__DESCRIPTION OF THE TASK__
From the first line of the listing below, retype each line up to and including the one with "fig = go.Figure()"; pictures stay out.

==== SOURCE MATERIAL

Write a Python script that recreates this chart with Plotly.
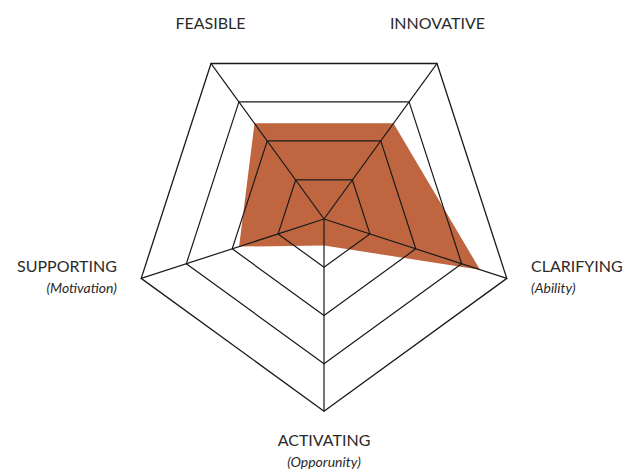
import plotly.graph_objects as go

categories = ["FEASIBLE", "INNOVATIVE", "CLARIFYING", "ACTIVATING", "SUPPORTING"]
subtitles = ["", "", "(Ability)", "(Opporunity)", "(Motivation)"]
values = [2.45, 2.45, 3.4, 0.55, 1.85]
ring_values = [1, 2, 3, 4]
r_max = 4

label_text = [
    c if not s else f"{c}<br><span style='font-size:14px'><i>{s}</i></span>"
    for c, s in zip(categories, subtitles)
]
label_pos = ["top center", "top center", "middle right", "bottom center", "middle left"]
label_gap = [46, 46, 36, 34, 36]

INK = "#1a1a1a"
fig = go.Figure()

# filled profile
fig.add_trace(go.Scatterpolar(
    r=values + values[:1],
    theta=categories + categories[:1],
    mode="lines", fill="toself",
    fillcolor="#BF6640",
    line=dict(color="#BF6640", width=0),
    hoverinfo="skip",
))

# inner rings (drawn above the fill)
for v in ring_values[:-1]:
    fig.add_trace(go.Scatterpolar(
        r=[v] * (len(categories) + 1),
        theta=categories + categories[:1],
        mode="lines", line=dict(color=INK, width=1.2),
        hoverinfo="skip",
    ))

# spokes
spoke_r, spoke_t = [], []
for c in categories:
    spoke_r += [0, r_max, None]
    spoke_t += [c, c, None]
fig.add_trace(go.Scatterpolar(
    r=spoke_r, theta=spoke_t, mode="lines",
    line=dict(color=INK, width=1.2), hoverinfo="skip", connectgaps=False,
))

# outer frame
fig.add_trace(go.Scatterpolar(
    r=[r_max] * (len(categories) + 1),
    theta=categories + categories[:1],
    mode="lines", line=dict(color=INK, width=2.6),
    hoverinfo="skip",
))

# axis labels
fig.add_trace(go.Scatterpolar(
    r=[r_max] * len(categories),
    theta=categories,
    mode="markers+text",
    marker=dict(size=label_gap, opacity=0),
    text=label_text,
    textposition=label_pos,
    textfont=dict(size=16, color="#2a2a2a"),
    cliponaxis=False,
    hoverinfo="skip",
))

W, H = 637, 471
cx, cy, R = 316, 211, 193
fig.update_layout(
    width=W, height=H,
    margin=dict(l=0, r=0, t=0, b=0),
    paper_bgcolor="white",
    showlegend=False,
    font=dict(family="Lato, 'Open Sans', sans-serif", size=16, color="#2a2a2a"),
    polar=dict(
        domain=dict(x=[(cx - R) / W, (cx + R) / W], y=[(H - cy - R) / H, (H - cy + R) / H]),
        gridshape="linear",
        bgcolor="white",
        radialaxis=dict(range=[0, r_max], showticklabels=False, ticks="",
                        showline=False, showgrid=False),
        angularaxis=dict(direction="clockwise", rotation=126,
                         categoryorder="array", categoryarray=categories,
                         showticklabels=False, ticks="", showline=False, showgrid=False),
    ),
)

fig.write_html("out.html")
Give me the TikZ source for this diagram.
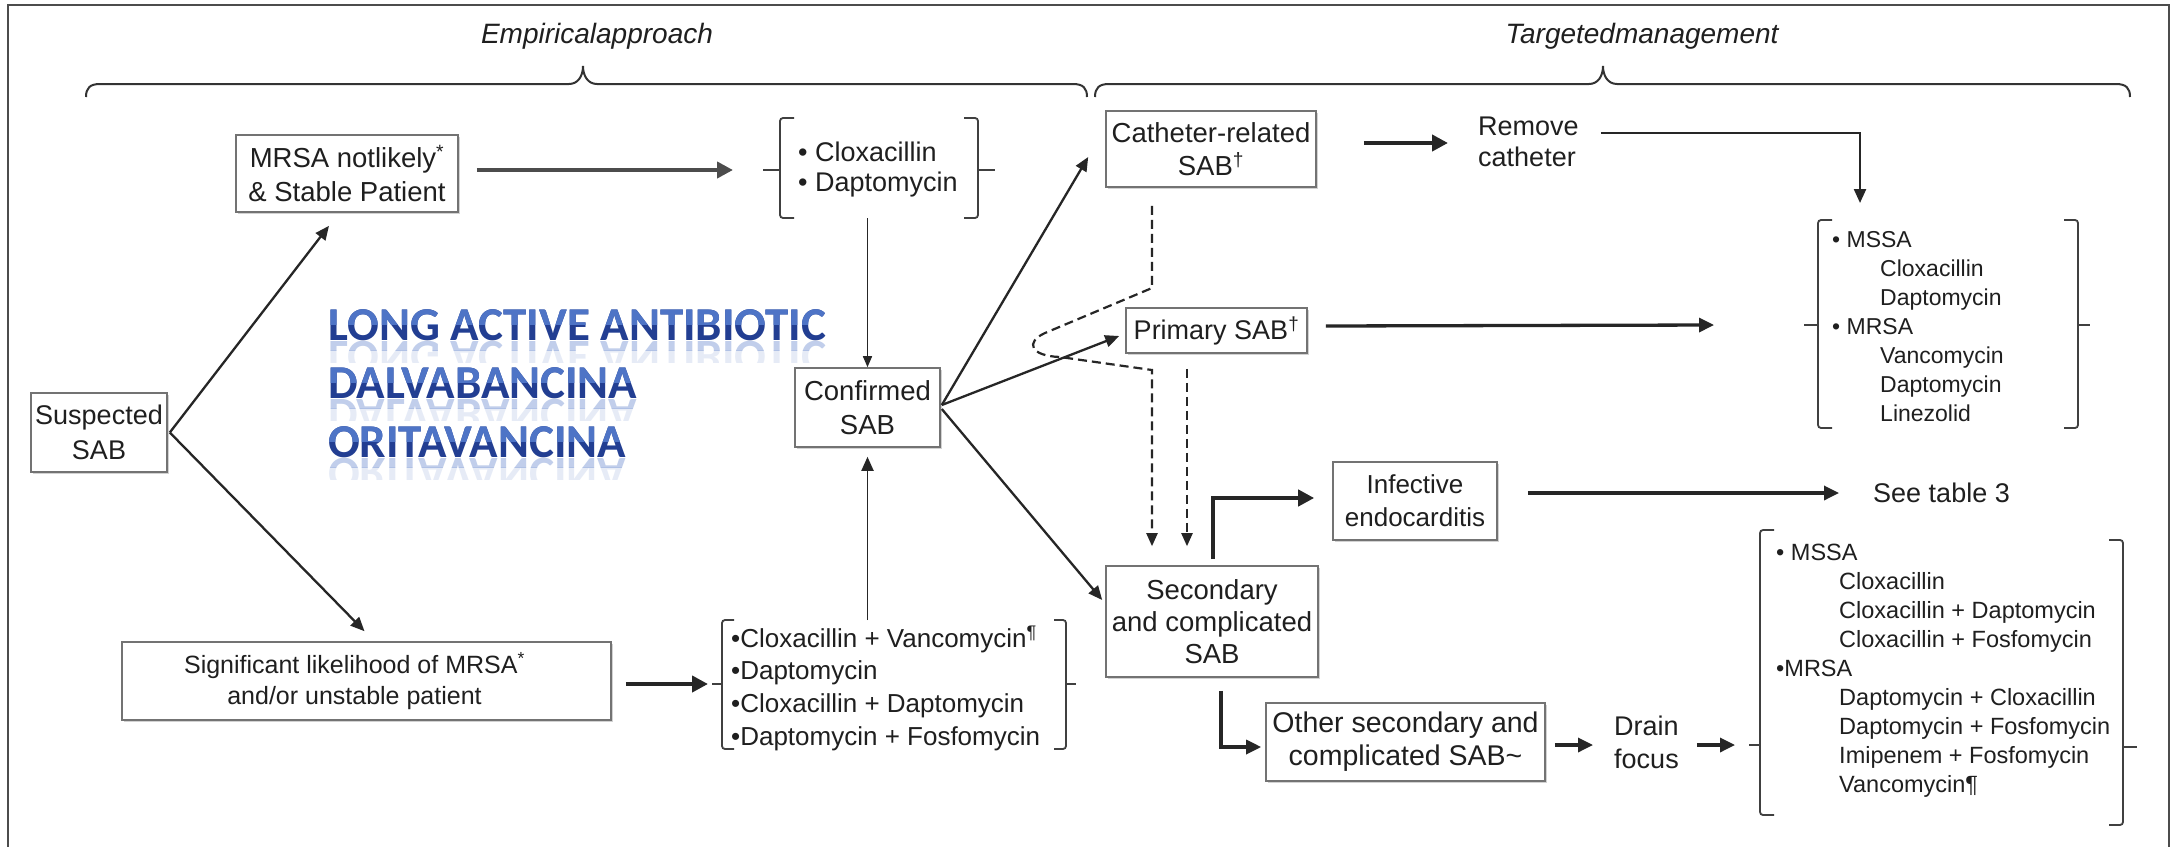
\documentclass[tikz,border=0pt]{standalone}
\usepackage{graphicx}
\usepackage{fontspec}
\setmainfont{Liberation Sans}
\newfontfamily\bannerfont{Carlito}
\usetikzlibrary{arrows.meta,calc,shadows}

\newcommand\txtsize[2]{\fontsize{#1}{#2}\selectfont}
\definecolor{bannerblue}{RGB}{34,62,146}
\definecolor{bannerlight}{RGB}{78,116,198}

\tikzset{
  box/.style={draw=black!55, line width=1.6pt, fill=white, inner sep=0pt,
    align=center, text=black!88,
    drop shadow={shadow xshift=1.5pt, shadow yshift=-2pt, fill=black!35, opacity=.5}},
  plain/.style={inner sep=0pt, text=black!88},
  head/.style={inner sep=0pt, text=black!88, font=\itshape\txtsize{28}{32}},
  arr/.style={draw=black!85, line width=2.3pt, -{Triangle[length=14pt,width=12pt]}},
  medarr/.style={draw=black!85, line width=3.3pt, -{Triangle[length=15pt,width=14pt]}},
  heavyarr/.style={draw=black!85, line width=4.6pt, -{Triangle[length=16pt,width=16pt]}},
  thinarr/.style={draw=black!85, line width=1.5pt, -{Triangle[length=11pt,width=9pt]}},
  dasharr/.style={draw=black!85, line width=2.2pt, dash pattern=on 9pt off 5pt,
    -{Triangle[length=13pt,width=11pt]}},
  brk/.style={draw=black!75, line width=1.8pt, rounded corners=3pt},
  brace/.style={draw=black!80, line width=2pt},
  listtxt/.style={inner sep=0pt, align=left, anchor=north west, text=black!88},
  banner/.style={inner sep=0pt, anchor=base west, font=\bannerfont\bfseries\txtsize{47}{47}},
}

% one line of the glossy blue banner, with a lighter upper half and a faded reflection
\newcommand\bannerline[3]{%
  \node[banner, text=bannerblue] (#1) at (328,#2) {#3};
  \begin{scope}
    \clip (320,#2-33) rectangle (900,#2-16);
    \node[banner, text=bannerlight] at (328,#2) {#3};
  \end{scope}
  \begin{scope}
    \clip (320,#2+1) rectangle (900,#2+10);
    \node[banner, text=bannerlight, opacity=.35] at (328,#2+1) {\scalebox{1}[-1]{#3}};
  \end{scope}
  \begin{scope}
    \clip (320,#2+10) rectangle (900,#2+22);
    \node[banner, text=bannerlight, opacity=.14] at (328,#2+1) {\scalebox{1}[-1]{#3}};
  \end{scope}
}

\begin{document}
\begin{tikzpicture}[x=1pt,y=-1pt]
\useasboundingbox (0,0) rectangle (2176,846);
\fill[white] (0,0) rectangle (2176,846);

% outer frame
\draw[draw=black!70, line width=2.5pt] (8,870) -- (8,5) -- (2169,5) -- (2169,870);

% section headings and braces
\node[head] (emp) at (597,36) {Empiricalapproach};
\node[head] (tar) at (1642,36) {Targetedmanagement};
\draw[brace] (86,97) .. controls (86,88) and (90,84) .. (100,84) -- (569,84)
  .. controls (578,84) and (583,76) .. (583,66)
  .. controls (583,76) and (588,84) .. (597,84) -- (1073,84)
  .. controls (1083,84) and (1087,88) .. (1087,97);
\draw[brace] (1095,97) .. controls (1095,88) and (1099,84) .. (1109,84) -- (1589,84)
  .. controls (1598,84) and (1603,76) .. (1603,66)
  .. controls (1603,76) and (1608,84) .. (1617,84) -- (2116,84)
  .. controls (2126,84) and (2130,88) .. (2130,97);

% boxes
\node[box, minimum width=136pt, minimum height=79pt, font=\txtsize{27}{35}] (susp) at (99,432.5) {Suspected\\SAB};
\node[box, minimum width=222pt, minimum height=77pt, font=\txtsize{27.5}{34}] (mrsa) at (347,173.5) {MRSA notlikely\textsuperscript{*}\\\& Stable Patient};
\node[box, minimum width=145pt, minimum height=79pt, font=\txtsize{27.5}{34}] (conf) at (867.5,407.5) {Confirmed\\SAB};
\node[box, minimum width=489pt, minimum height=78pt, font=\txtsize{25}{31}] (sig) at (366.5,681) {Significant likelihood of MRSA\textsuperscript{*}\hspace*{24pt}\\and/or unstable patient\hspace*{24pt}};
\node[box, minimum width=210pt, minimum height=76pt, font=\txtsize{27.5}{33}] (cath) at (1211,149) {Catheter-related\\SAB\textsuperscript{\textdagger}};
\node[box, minimum width=181pt, minimum height=45pt, font=\txtsize{27}{33}] (prim) at (1216.5,330.5) {Primary SAB\textsuperscript{\textdagger}};
\node[box, minimum width=164pt, minimum height=78pt, font=\txtsize{26}{33}] (inf) at (1415,501) {Infective\\endocarditis};
\node[box, minimum width=212pt, minimum height=111pt, font=\txtsize{27.5}{32}] (sec) at (1212,621.5) {Secondary\\and complicated\\SAB};
\node[box, minimum width=279pt, minimum height=78pt, font=\txtsize{28.5}{33}] (oth) at (1405.5,742) {Other secondary and\\complicated SAB\textasciitilde};

% free-standing labels
\node[plain, anchor=west, align=left, font=\txtsize{27}{31}] (remove) at (1478,142) {Remove\\catheter};
\node[plain, anchor=west, font=\txtsize{27}{31}] (see) at (1873,493) {See table 3};
\node[plain, anchor=west, align=left, font=\txtsize{27}{33}] (drain) at (1614,742) {Drain\\focus};

% banner
\bannerline{ban1}{340}{LONG ACTIVE ANTIBIOTIC}
\bannerline{ban2}{398}{DALVABANCINA}
\bannerline{ban3}{457}{ORITAVANCINA}

% treatment brackets
\draw[brk] (794,118) -- (780,118) -- (780,218) -- (794,218);
\draw[brk] (780,170) -- (763,170);
\draw[brk] (964,118) -- (978,118) -- (978,218) -- (964,218);
\draw[brk] (978,170) -- (995,170);
\coordinate (b1w) at (763,170);
\coordinate (b1s) at (867.5,218);
\node[listtxt, font=\txtsize{27}{30}] (list1) at (798,142) {• Cloxacillin\\• Daptomycin};

\draw[brk] (734,620) -- (722,620) -- (722,749) -- (734,749);
\draw[brk] (722,684) -- (712,684);
\draw[brk] (1054,620) -- (1066,620) -- (1066,749) -- (1054,749);
\draw[brk] (1066,684) -- (1076,684);
\coordinate (b2w) at (712,684);
\coordinate (b2n) at (867.5,620);
\node[listtxt, font=\txtsize{26}{32.6}] (list2) at (731,625.5) {•Cloxacillin + Vancomycin\textsuperscript{¶}\\•Daptomycin\\•Cloxacillin + Daptomycin\\•Daptomycin + Fosfomycin};

\draw[brk] (1832,220) -- (1818,220) -- (1818,428) -- (1832,428);
\draw[brk] (1818,325) -- (1804,325);
\draw[brk] (2064,220) -- (2078,220) -- (2078,428) -- (2064,428);
\draw[brk] (2078,325) -- (2090,325);
\coordinate (b3w) at (1804,325);
\coordinate (b3top) at (1860,220);
\node[listtxt, font=\txtsize{23}{29}] (list3) at (1832,231.7) {• MSSA\\\hspace*{48pt}Cloxacillin\\\hspace*{48pt}Daptomycin\\• MRSA\\\hspace*{48pt}Vancomycin\\\hspace*{48pt}Daptomycin\\\hspace*{48pt}Linezolid};

\draw[brk] (1774,530) -- (1760,530) -- (1760,815) -- (1774,815);
\draw[brk] (1760,745) -- (1749,745);
\draw[brk] (2109,540) -- (2123,540) -- (2123,825) -- (2109,825);
\draw[brk] (2123,747) -- (2137,747);
\coordinate (b4w) at (1749,745);
\node[listtxt, font=\txtsize{23.5}{29}] (list4) at (1776,543.5) {• MSSA\\\hspace*{63pt}Cloxacillin\\\hspace*{63pt}Cloxacillin + Daptomycin\\\hspace*{63pt}Cloxacillin + Fosfomycin\\•MRSA\\\hspace*{63pt}Daptomycin + Cloxacillin\\\hspace*{63pt}Daptomycin + Fosfomycin\\\hspace*{63pt}Imipenem + Fosfomycin\\\hspace*{63pt}Vancomycin¶};

% empirical branch
\draw[arr] ($(susp.east)+(2,0)$) -- ($(mrsa.south)+(-18,13)$);
\draw[arr] ($(susp.east)+(2,0)$) -- ($(sig.north)+(-2,-10)$);
\draw[heavyarr, draw=black!70] ($(mrsa.east)+(18,-3.5)$) -- ($(b1w)+(-30,0)$);
\draw[thinarr] (b1s) -- (conf.north);
\draw[arr, line width=1.9pt] (b2n) -- ($(conf.south)+(0,9)$);
\draw[heavyarr] ($(sig.east)+(14,3)$) -- ($(b2w)+(-4,0)$);

% targeted branch
\draw[arr] ($(conf.east)+(1,-2.5)$) -- ($(cath.west)+(-17,8)$);
\draw[arr] ($(conf.east)+(1,-2.5)$) -- ($(prim.west)+(-6,5.5)$);
\draw[arr] ($(conf.east)+(1,1.5)$) -- ($(sec.west)+(-3,-21.5)$);
\draw[heavyarr] ($(cath.east)+(47,-6)$) -- ($(remove.west)+(-30,1)$);
\draw[arr] ($(remove.east)+(22,-9)$) -| ($(b3top)+(0,-17)$);
\draw[medarr] ($(prim.east)+(18,-4.5)$) -- ($(b3w)+(-90,0)$);
\draw[dasharr] ($(cath.south)+(-59,18)$) -- (1152,288) -- (1045,333)
  .. controls (1025,342) and (1030,356) .. (1060,357) -- (1152,370)
  -- ($(sec.north)+(-60,-19)$);
\draw[dasharr] ($(prim.south)+(-29.5,15)$) -- ($(sec.north)+(-25,-19)$);
\draw[heavyarr] ($(sec.north)+(1,-6)$) |- ($(inf.west)+(-18,-3)$);
\draw[medarr] ($(inf.east)+(30,-8)$) -- ($(see.west)+(-34,0)$);
\draw[medarr] ($(sec.south)+(9,13)$) |- ($(oth.west)+(-4,5)$);
\draw[medarr] ($(oth.east)+(9,3)$) -- ($(drain.west)+(-21,3)$);
\draw[medarr] ($(drain.east)+(18,3)$) -- ($(b4w)+(-14,0)$);
\end{tikzpicture}
\end{document}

========

__CORRECT RESPONSE__
Write a Python script that recreates this chart with Plotly.
import plotly.graph_objects as go

categories = ["FEASIBLE", "INNOVATIVE", "CLARIFYING", "ACTIVATING", "SUPPORTING"]
subtitles = ["", "", "(Ability)", "(Opporunity)", "(Motivation)"]
values = [2.45, 2.45, 3.4, 0.55, 1.85]
ring_values = [1, 2, 3, 4]
r_max = 4

label_text = [
    c if not s else f"{c}<br><span style='font-size:14px'><i>{s}</i></span>"
    for c, s in zip(categories, subtitles)
]
label_pos = ["top center", "top center", "middle right", "bottom center", "middle left"]
label_gap = [46, 46, 36, 34, 36]

INK = "#1a1a1a"
fig = go.Figure()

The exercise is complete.